▶ [WORK INSTRUCTIONS]
Write out every line exactly, from the start of the records below to the line with "const yTickExponents = [-18, -19, -20, -21, -22, -23];", and stop there. Don't write out the pictures.
Start SUPPLIED MATERIAL
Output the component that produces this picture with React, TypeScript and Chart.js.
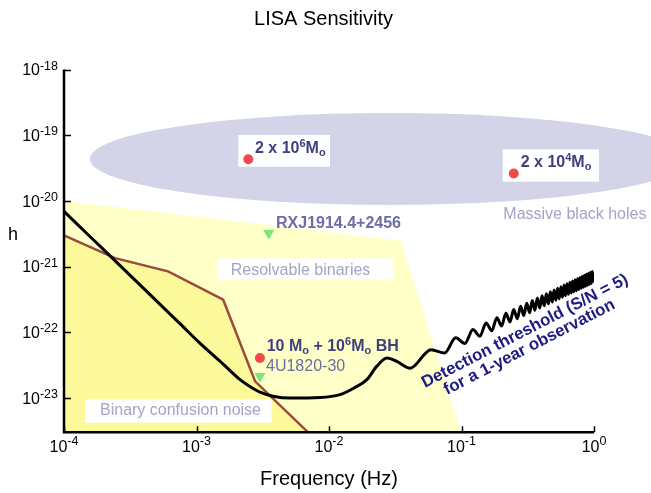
import React, { useEffect, useRef } from 'react';
import { Chart, registerables } from 'chart.js';

Chart.register(...registerables);

// ---------- axis ranges ----------
const X_MIN = 1e-4;
const X_MAX = 1;
const Y_MIN = Math.pow(10, -23.52);
const Y_MAX = 1e-18;

// ---------- tick labels (decade exponents) ----------
const xTickExponents = [-4, -3, -2, -1, 0];
const yTickExponents = [-18, -19, -20, -21, -22, -23];

// ---------- LISA detection threshold (S/N = 5, 1-year) ----------
const sensitivityFreq = [
  1e-4, 1.62e-4, 2.65e-4, 4.46e-4, 7.5e-4, 1.06e-3, 1.59e-3, 2.13e-3, 2.53e-3, 3.01e-3,
  3.78e-3, 5.08e-3, 8.55e-3, 0.0121, 0.0157, 0.0193, 0.0229, 0.0274, 0.0325, 0.041,
  0.0589, 0.0746, 0.0904, 0.1061, 0.1219, 0.1376, 0.1534, 0.1691, 0.1849, 0.2006,
  0.2164, 0.2321, 0.2479, 0.2636, 0.2794, 0.2951, 0.3109, 0.3266, 0.3424, 0.3581,
  0.3739, 0.3896, 0.4054, 0.4211, 0.4369, 0.4526, 0.4684, 0.4841, 0.4999, 0.5156,
  0.5314, 0.5471, 0.5629, 0.5786, 0.5944, 0.6101, 0.6259, 0.6416, 0.6574, 0.6731,
  0.6889, 0.7046, 0.7204, 0.7361, 0.7519, 0.7676, 0.7834, 0.7991, 0.8149, 0.8306,
  0.8464, 0.8621, 0.8779, 0.8936, 0.9094, 0.9251, 0.9409, 0.9566, 0.9724, 0.9881,
];
const sensitivityStrain = [
  6.95e-21, 2.71e-21, 1.04e-21, 3.75e-22, 1.36e-22, 6.87e-23, 3.29e-23, 1.91e-23, 1.5e-23, 1.23e-23,
  1.07e-23, 1.0e-23, 1.02e-23, 1.13e-23, 1.45e-23, 1.91e-23, 3.04e-23, 4.08e-23, 3.62e-23, 2.85e-23,
  5.46e-23, 4.86e-23, 8.3e-23, 6.8e-23, 1.11e-22, 8.71e-23, 1.39e-22, 1.06e-22, 1.67e-22, 1.25e-22,
  1.95e-22, 1.44e-22, 2.23e-22, 1.62e-22, 2.5e-22, 1.81e-22, 2.78e-22, 1.99e-22, 3.05e-22, 2.17e-22,
  3.33e-22, 2.36e-22, 3.6e-22, 2.54e-22, 3.87e-22, 2.72e-22, 4.15e-22, 2.9e-22, 4.42e-22, 3.08e-22,
  4.69e-22, 3.26e-22, 4.97e-22, 3.44e-22, 5.24e-22, 3.61e-22, 5.51e-22, 3.79e-22, 5.78e-22, 3.97e-22,
  6.05e-22, 4.15e-22, 6.32e-22, 4.32e-22, 6.59e-22, 4.5e-22, 6.86e-22, 4.68e-22, 7.13e-22, 4.85e-22,
  7.4e-22, 5.02e-22, 7.67e-22, 5.2e-22, 7.94e-22, 5.38e-22, 8.2e-22, 5.56e-22, 8.47e-22, 5.73e-22,
];

// ---------- binary confusion noise (upper edge) ----------
const confusionFreq = [1e-4, 2.43e-4, 6.1e-4, 1.59e-3, 2.77e-3, 6.95e-3];
const confusionStrain = [3.0e-21, 1.35e-21, 8.5e-22, 3.14e-22, 1.8e-23, Y_MIN];

// ---------- resolvable binaries region (upper edge) ----------
const resolvableFreq = [1e-4, 0.0349, 0.099];
const resolvableStrain = [1e-20, 2.48e-21, Y_MIN];

// ---------- sources ----------
const massiveBHFreq = [2.46e-3, 0.248];
const massiveBHStrain = [4.31e-20, 2.61e-20];
const captureFreq = [3.01e-3];
const captureStrain = [4.08e-23];
const binaryFreq = [3.51e-3, 3.01e-3];
const binaryStrain = [3.24e-21, 2.15e-23];

// ---------- massive black hole region (ellipse in log-log space) ----------
const mbhCenterFreq = 0.0288;
const mbhCenterStrain = 4.36e-20;
const mbhHalfWidthDecades = 2.264;
const mbhHalfHeightDecades = 0.7;

const FONT = '"Liberation Sans", Arial, Helvetica, sans-serif';

const toPoints = (xs: number[], ys: number[]) => xs.map((x, i) => ({ x, y: ys[i] }));

// reference pixel frame of the plot area, used to place annotation texts
const REF = { left: 64, right: 594, top: 69.5, bottom: 432.3 };

type Part = { t: string; s: number; b?: boolean; dy?: number };

function partsWidth(ctx: CanvasRenderingContext2D, parts: Part[]) {
  let w = 0;
  for (const p of parts) {
    ctx.font = `${p.b ? 'bold ' : ''}${p.s}px ${FONT}`;
    w += ctx.measureText(p.t).width;
  }
  return w;
}

function drawParts(ctx: CanvasRenderingContext2D, parts: Part[], x: number, y: number) {
  let cx = x;
  for (const p of parts) {
    ctx.font = `${p.b ? 'bold ' : ''}${p.s}px ${FONT}`;
    ctx.fillText(p.t, cx, y + (p.dy || 0));
    cx += ctx.measureText(p.t).width;
  }
}

const decorPlugin = {
  id: 'lisaDecor',
  beforeDatasetsDraw(chart: any) {
    const { ctx, scales } = chart;
    const xs = scales.x;
    const ys = scales.y;
    const cx = xs.getPixelForValue(mbhCenterFreq);
    const cy = ys.getPixelForValue(mbhCenterStrain);
    const pxPerDecX = xs.getPixelForValue(1) - xs.getPixelForValue(0.1);
    const pxPerDecY = ys.getPixelForValue(1e-21) - ys.getPixelForValue(1e-20);
    ctx.save();
    ctx.fillStyle = '#d3d4e8';
    ctx.beginPath();
    ctx.ellipse(cx, cy, mbhHalfWidthDecades * pxPerDecX, mbhHalfHeightDecades * pxPerDecY, 0, 0, Math.PI * 2);
    ctx.fill();
    ctx.restore();
  },
  afterDatasetDraw(chart: any, args: any) {
    if (args.index !== 1) return;
    const { ctx, chartArea: ca } = chart;
    const mx = (x: number) => ca.left + ((x - REF.left) * (ca.right - ca.left)) / (REF.right - REF.left);
    const my = (y: number) => ca.top + ((y - REF.top) * (ca.bottom - ca.top)) / (REF.bottom - REF.top);
    const boxes = [
      [238.3, 135, 330, 166.7],
      [502.7, 149.3, 599, 181.7],
      [218, 258.3, 393.3, 279.3],
      [85, 399.5, 271.7, 422.7],
    ];
    ctx.save();
    ctx.fillStyle = '#ffffff';
    for (const [x1, y1, x2, y2] of boxes) {
      ctx.fillRect(mx(x1), my(y1), mx(x2) - mx(x1), my(y2) - my(y1));
    }
    ctx.restore();
  },
  afterDatasetsDraw(chart: any) {
    const { ctx, chartArea: ca, scales } = chart;
    const xs = scales.x;
    const ys = scales.y;
    const mx = (x: number) => ca.left + ((x - REF.left) * (ca.right - ca.left)) / (REF.right - REF.left);
    const my = (y: number) => ca.top + ((y - REF.top) * (ca.bottom - ca.top)) / (REF.bottom - REF.top);

    ctx.save();
    ctx.textBaseline = 'alphabetic';
    ctx.textAlign = 'left';

    // source labels
    const dark = '#40407e';
    const mid = '#6d6da5';
    const light = '#a3a3c8';
    ctx.fillStyle = dark;
    drawParts(ctx, [
      { t: '2 x 10', s: 16, b: true },
      { t: '6', s: 11, b: true, dy: -6 },
      { t: 'M', s: 16, b: true },
      { t: 'o', s: 11, b: true, dy: 3.5 },
    ], mx(255), my(152.7));
    drawParts(ctx, [
      { t: '2 x 10', s: 16, b: true },
      { t: '4', s: 11, b: true, dy: -6 },
      { t: 'M', s: 16, b: true },
      { t: 'o', s: 11, b: true, dy: 3.5 },
    ], mx(520.7), my(166.7));
    drawParts(ctx, [
      { t: '10 M', s: 16, b: true },
      { t: 'o', s: 11, b: true, dy: 3.5 },
      { t: ' + 10', s: 16, b: true },
      { t: '6', s: 11, b: true, dy: -6 },
      { t: 'M', s: 16, b: true },
      { t: 'o', s: 11, b: true, dy: 3.5 },
      { t: ' BH', s: 16, b: true },
    ], mx(266.7), my(350.7));

    ctx.fillStyle = mid;
    ctx.font = `bold 16px ${FONT}`;
    ctx.fillText('RXJ1914.4+2456', mx(276), my(227.7));
    ctx.font = `16px ${FONT}`;
    ctx.fillText('4U1820-30', mx(266), my(370.7));

    ctx.fillStyle = light;
    ctx.font = `16px ${FONT}`;
    ctx.fillText('Massive black holes', mx(503.3), my(219.3));
    ctx.fillText('Resolvable binaries', mx(230.7), my(275.3));
    ctx.fillText('Binary confusion noise', mx(100), my(415));

    // rotated detection threshold label
    ctx.fillStyle = '#1c1c84';
    ctx.font = `bold 16.8px ${FONT}`;
    const ang = (-27.3 * Math.PI) / 180;
    ctx.save();
    ctx.translate(mx(425), my(388));
    ctx.rotate(ang);
    ctx.fillText('Detection threshold (S/N = 5)', 0, 0);
    ctx.restore();
    ctx.save();
    ctx.translate(mx(447), my(395));
    ctx.rotate(ang);
    ctx.fillText('for a 1-year observation', 0, 0);
    ctx.restore();

    // axes lines
    ctx.strokeStyle = '#000000';
    ctx.lineWidth = 2.5;
    ctx.beginPath();
    ctx.moveTo(ca.left, ca.top);
    ctx.lineTo(ca.left, ca.bottom);
    ctx.lineTo(ca.right, ca.bottom);
    ctx.stroke();

    // ticks (inward)
    ctx.lineWidth = 1.5;
    ctx.beginPath();
    for (const e of yTickExponents) {
      const y = Math.round(ys.getPixelForValue(Math.pow(10, e))) + 0.5;
      ctx.moveTo(ca.left, y);
      ctx.lineTo(ca.left + 7, y);
    }
    for (const e of xTickExponents) {
      const x = Math.round(xs.getPixelForValue(Math.pow(10, e))) + 0.5;
      ctx.moveTo(x, ca.bottom);
      ctx.lineTo(x, ca.bottom - 6);
    }
    ctx.stroke();

    // tick labels with superscript exponents
    ctx.fillStyle = '#000000';
    for (const e of yTickExponents) {
      const y = ys.getPixelForValue(Math.pow(10, e));
      const parts: Part[] = [
        { t: '10', s: 16, dy: 5.7 },
        { t: String(e), s: 12.5, dy: 0 },
      ];
      const w = partsWidth(ctx, parts);
      drawParts(ctx, parts, ca.left - 6 - w, y);
    }
    for (const e of xTickExponents) {
      const x = xs.getPixelForValue(Math.pow(10, e));
      const parts: Part[] = [
        { t: '10', s: 16, dy: 7 },
        { t: String(e), s: 12.5, dy: 0 },
      ];
      const w = partsWidth(ctx, parts);
      drawParts(ctx, parts, x - w / 2, ca.bottom + 12.7);
    }

    // title and axis titles
    ctx.textAlign = 'center';
    ctx.font = `20px ${FONT}`;
    ctx.fillText('LISA Sensitivity', 323.5, 25);
    ctx.fillText('Frequency (Hz)', (ca.left + ca.right) / 2, 485);
    ctx.font = `18px ${FONT}`;
    ctx.fillText('h', 13, 240);
    ctx.restore();
  },
};

export default function App() {
  const ref = useRef<HTMLCanvasElement | null>(null);

  useEffect(() => {
    if (!ref.current) return;
    const chart = new Chart(ref.current, {
      type: 'scatter',
      data: {
        datasets: [
          {
            label: 'Detection threshold',
            data: toPoints(sensitivityFreq, sensitivityStrain),
            showLine: true,
            borderColor: '#000000',
            borderWidth: 3,
            pointRadius: 0,
            tension: 0.4,
            cubicInterpolationMode: 'monotone',
            fill: false,
            order: 1,
          },
          {
            label: 'Binary confusion noise',
            data: toPoints(confusionFreq, confusionStrain),
            showLine: true,
            borderColor: '#9c4a3e',
            borderWidth: 2.5,
            backgroundColor: '#fcf99a',
            pointRadius: 0,
            tension: 0,
            fill: 'start',
            order: 3,
          },
          {
            label: 'Resolvable binaries',
            data: toPoints(resolvableFreq, resolvableStrain),
            showLine: true,
            borderWidth: 0,
            borderColor: 'rgba(0,0,0,0)',
            backgroundColor: '#ffffc8',
            pointRadius: 0,
            tension: 0,
            fill: 'start',
            order: 4,
          },
          {
            label: 'Massive black holes',
            data: toPoints(massiveBHFreq, massiveBHStrain),
            pointRadius: 5,
            backgroundColor: '#f04a4a',
            borderWidth: 0,
            order: 0,
          },
          {
            label: 'Capture',
            data: toPoints(captureFreq, captureStrain),
            pointRadius: 5,
            backgroundColor: '#f04a4a',
            borderWidth: 0,
            order: 0,
          },
          {
            label: 'Binaries',
            data: toPoints(binaryFreq, binaryStrain),
            pointStyle: 'triangle',
            rotation: 180,
            pointRadius: 6.5,
            backgroundColor: '#7ce67c',
            borderWidth: 0,
            order: 0,
          },
        ],
      },
      options: {
        animation: false,
        responsive: false,
        maintainAspectRatio: false,
        layout: { padding: { left: 64, right: 57, top: 69.5, bottom: 60.7 } },
        plugins: {
          legend: { display: false },
          tooltip: { enabled: false },
          title: { display: false },
        },
        scales: {
          x: {
            type: 'logarithmic',
            min: X_MIN,
            max: X_MAX,
            grid: { display: false, drawTicks: false },
            border: { display: false },
            ticks: { display: false },
          },
          y: {
            type: 'logarithmic',
            min: Y_MIN,
            max: Y_MAX,
            grid: { display: false, drawTicks: false },
            border: { display: false },
            ticks: { display: false },
          },
        },
      },
      plugins: [decorPlugin],
    } as any);
    return () => chart.destroy();
  }, []);

  return (
    <div style={{ position: 'fixed', left: 0, top: 0, width: 651, height: 493, background: '#ffffff' }}>
      <canvas ref={ref} width={651} height={493} style={{ display: 'block' }} />
    </div>
  );
}
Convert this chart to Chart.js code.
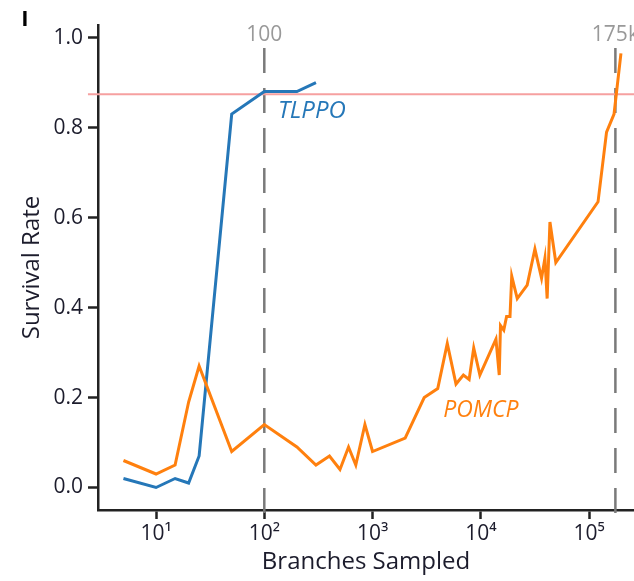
<!DOCTYPE html>
<html>
<head>
<meta charset="utf-8">
<script src="https://cdn.jsdelivr.net/npm/chart.js@4/dist/chart.umd.min.js"></script>
<style>
  body { margin: 0; background: #fff; }
  canvas { display: block; }
</style>
</head>
<body>
<canvas id="chart" width="634" height="581"></canvas>
<script>
// ================== Data ==================
const xTickVals = [10, 100, 1000, 10000, 100000];
const xTickLabels = ['10¹', '10²', '10³', '10⁴', '10⁵'];
const yTickVals = [0, 0.2, 0.4, 0.6, 0.8, 1.0];

const tlppoX = [5, 10, 15, 20, 25, 50, 100, 200, 300];
const tlppoY = [0.02, 0.0, 0.02, 0.01, 0.07, 0.83, 0.88, 0.88, 0.90];

const pomcpX = [5, 10, 15, 20, 25, 50, 100, 200, 300, 400, 500, 600, 700, 850,
    1000, 2000, 3000, 4000, 4900, 5900, 6900, 7800, 8600, 9800,
    13800, 14800, 15200, 16300, 17300, 18600, 19300,
    21700, 26800, 31600, 36400, 39100, 41000, 43500, 49300,
    121000, 145000, 170000, 197000];
const pomcpY = [0.06, 0.03, 0.05, 0.19, 0.27, 0.08, 0.14, 0.09, 0.05, 0.07, 0.04, 0.09, 0.05, 0.14,
    0.08, 0.11, 0.20, 0.22, 0.32, 0.23, 0.25, 0.24, 0.31, 0.25,
    0.33, 0.25, 0.36, 0.35, 0.38, 0.38, 0.47,
    0.42, 0.45, 0.53, 0.465, 0.51, 0.42, 0.59, 0.50,
    0.635, 0.79, 0.83, 0.965];

const humanLevel = 0.874;            // red reference line
const refLineVals = [100, 175000];   // dashed vertical markers
const refLineLabels = ['100', '175k'];

const seriesNames = ['TLPPO', 'POMCP'];
const seriesLabelX = [275, 10000];
const seriesLabelY = [0.837, 0.172];

const xMin = 2.91, xMax = 260000;
const yMin = -0.05, yMax = 1.028;

const BLUE = '#2577b8';
const ORANGE = '#ff800e';
const INK = '#1c1c2c';
const FONT = '"Open Sans", "Noto Sans", sans-serif';

// ================== Extra drawing (dashed markers, labels) ==================
const extras = {
    id: 'extras',
    beforeDatasetsDraw(chart) {
        const { ctx, chartArea, scales: { x } } = chart;
        ctx.save();
        refLineVals.forEach((v, i) => {
            const px = x.getPixelForValue(v);
            ctx.strokeStyle = '#7a7a7a';
            ctx.lineWidth = 2.5;
            ctx.setLineDash([25, 15]);
            ctx.beginPath();
            ctx.moveTo(px, chartArea.top + 23);
            ctx.lineTo(px, chartArea.bottom + 15);
            ctx.stroke();
            ctx.setLineDash([]);
            ctx.fillStyle = '#999';
            ctx.font = '21px ' + FONT;
            ctx.textAlign = 'center';
            ctx.textBaseline = 'middle';
            ctx.fillText(refLineLabels[i], px, 35);
        });
        ctx.restore();
    },
    afterDatasetsDraw(chart) {
        const { ctx, scales: { x, y } } = chart;
        ctx.save();
        ctx.textAlign = 'center';
        ctx.textBaseline = 'middle';
        seriesNames.forEach((name, i) => {
            ctx.font = 'italic ' + (i === 0 ? 24 : 23) + 'px ' + FONT;
            ctx.fillStyle = i === 0 ? BLUE : ORANGE;
            ctx.fillText(name, x.getPixelForValue(seriesLabelX[i]), y.getPixelForValue(seriesLabelY[i]));
        });
        // fragment of the panel letter at top-left
        ctx.fillStyle = '#000';
        ctx.font = 'bold 22px ' + FONT;
        ctx.fillText('I', 25, 20);
        ctx.restore();
    }
};

// ================== Chart ==================
new Chart(document.getElementById('chart'), {
    type: 'line',
    data: {
        datasets: [
            {
                label: 'TLPPO',
                data: tlppoX.map((v, i) => ({ x: v, y: tlppoY[i] })),
                borderColor: BLUE,
                borderWidth: 3,
                pointRadius: 0,
                tension: 0,
                order: 1
            },
            {
                label: 'POMCP',
                data: pomcpX.map((v, i) => ({ x: v, y: pomcpY[i] })),
                borderColor: ORANGE,
                borderWidth: 3,
                pointRadius: 0,
                tension: 0,
                order: 0
            },
            {
                label: 'human',
                data: [{ x: 2.35, y: humanLevel }, { x: xMax, y: humanLevel }],
                borderColor: '#f6a0a0',
                borderWidth: 2,
                pointRadius: 0,
                clip: false,
                order: 2
            }
        ]
    },
    options: {
        responsive: false,
        animation: false,
        layout: { padding: { top: 25, right: 0, left: 0, bottom: 0 } },
        plugins: {
            legend: { display: false },
            tooltip: { enabled: false }
        },
        scales: {
            x: {
                type: 'logarithmic',
                min: xMin,
                max: xMax,
                afterBuildTicks: s => { s.ticks = xTickVals.map(v => ({ value: v })); },
                afterFit: s => { s.height = 71; },
                ticks: {
                    autoSkip: false,
                    maxRotation: 0,
                    padding: 2,
                    color: INK,
                    font: { family: FONT, size: 21 },
                    callback: v => xTickLabels[xTickVals.indexOf(v)]
                },
                grid: { drawOnChartArea: false, drawTicks: true, tickLength: 9, tickWidth: 2.5, tickColor: '#222' },
                border: { display: true, color: '#222', width: 2.5 },
                title: {
                    display: true,
                    text: 'Branches Sampled',
                    color: INK,
                    font: { family: FONT, size: 24 },
                    padding: { top: 0, bottom: 4 }
                }
            },
            y: {
                min: yMin,
                max: yMax,
                afterBuildTicks: s => { s.ticks = yTickVals.map(v => ({ value: v })); },
                afterFit: s => { s.width = 98; },
                ticks: {
                    padding: 5,
                    color: INK,
                    font: { family: FONT, size: 21 },
                    callback: v => v.toFixed(1)
                },
                grid: { drawOnChartArea: false, drawTicks: true, tickLength: 10, tickWidth: 2.5, tickColor: '#222' },
                border: { display: true, color: '#222', width: 2.5 },
                title: {
                    display: true,
                    text: 'Survival Rate',
                    color: INK,
                    font: { family: FONT, size: 24 },
                    padding: { top: 18, bottom: 0 }
                }
            }
        }
    },
    plugins: [extras]
});
</script>
</body>
</html>
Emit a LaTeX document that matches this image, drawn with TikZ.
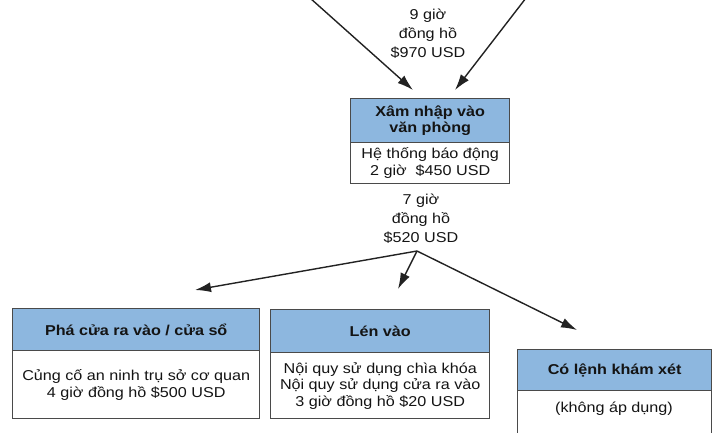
\documentclass[tikz,border=0pt]{standalone}
\usepackage{fontspec}
\setmainfont[FakeStretch=1.13]{Liberation Sans}
\usetikzlibrary{arrows.meta}
\definecolor{hdrblue}{HTML}{8DB7DF}
\definecolor{boxline}{HTML}{4A4A4A}
\definecolor{arrowc}{HTML}{222222}
\definecolor{txt}{HTML}{141414}
\begin{document}
\begin{tikzpicture}[x=1pt,y=-1pt,
  hdr/.style={draw=boxline, fill=hdrblue, line width=1.4pt, anchor=north west,
    inner sep=0pt, align=center, text=txt,
    font=\bfseries\fontsize{14.3}{16.8}\selectfont},
  bdy/.style={draw=boxline, fill=white, line width=1.4pt, anchor=north west,
    inner sep=0pt, align=center, text=txt,
    font=\fontsize{14.3}{16.6}\selectfont},
  lbl/.style={align=center, inner sep=0pt, text=txt,
    font=\fontsize{14.3}{18.8}\selectfont},
  arr/.style={draw=arrowc, line width=1.4pt, -{Latex[length=16pt,width=10pt]}}
]
\useasboundingbox (0,0) rectangle (713,432);
\clip (0,0) rectangle (713,432);

% top box
\node[hdr, minimum width=159pt, minimum height=44pt] (th) at (350,98) {Xâm nhập vào\\văn phòng};
\node[bdy, minimum width=159pt, minimum height=41pt] (tb) at (350,142) {Hệ thống báo động\\2 giờ\ \ \$450 USD};

% left box
\node[hdr, minimum width=247pt, minimum height=42pt] (lh) at (12,308) {Phá cửa ra vào / cửa sổ};
\node[bdy, minimum width=247pt, minimum height=68pt] (lb) at (12,350) {Củng cố an ninh trụ sở cơ quan\\4 giờ đồng hồ \$500 USD};

% middle box
\node[hdr, minimum width=219pt, minimum height=43pt] (mh) at (270,309) {Lén vào};
\node[bdy, minimum width=219pt, minimum height=66pt] (mb) at (270,352) {Nội quy sử dụng chìa khóa\\Nội quy sử dụng cửa ra vào\\3 giờ đồng hồ \$20 USD};

% right box (cut by the edge)
\node[hdr, minimum width=194pt, minimum height=41pt] (rh) at (517,349) {Có lệnh khám xét};
\node[bdy, minimum width=194pt, minimum height=60pt] (rb) at (517,390) {};
\node[lbl, font=\fontsize{14.3}{16.6}\selectfont] (rt) at (614,409) {(không áp dụng)};

% labels
\node[lbl] (l1) at (428,34) {9 giờ\\đồng hồ\\\$970 USD};
\node[lbl] (l2) at (421,219) {7 giờ\\đồng hồ\\\$520 USD};

% arrows
\coordinate (s1) at (310,-2);
\coordinate (s2) at (526,-2);
\coordinate (e1) at (413,90);
\coordinate (e2) at (455,90);
\draw[arr] (s1) -- (e1);
\draw[arr] (s2) -- (e2);

\coordinate (br) at (417,251);
\coordinate (tl) at (195,290);
\coordinate (tm) at (398,289);
\coordinate (tr) at (577,330);
\draw[arr] (br) -- (tl);
\draw[arr] (br) -- (tm);
\draw[arr] (br) -- (tr);
\end{tikzpicture}
\end{document}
End SUPPLIED MATERIAL
▶ [EXERCISE RESULT]
Output the component that produces this picture with React, TypeScript and Chart.js.
import React, { useEffect, useRef } from 'react';
import { Chart, registerables } from 'chart.js';

Chart.register(...registerables);

// ---------- axis ranges ----------
const X_MIN = 1e-4;
const X_MAX = 1;
const Y_MIN = Math.pow(10, -23.52);
const Y_MAX = 1e-18;

// ---------- tick labels (decade exponents) ----------
const xTickExponents = [-4, -3, -2, -1, 0];
const yTickExponents = [-18, -19, -20, -21, -22, -23];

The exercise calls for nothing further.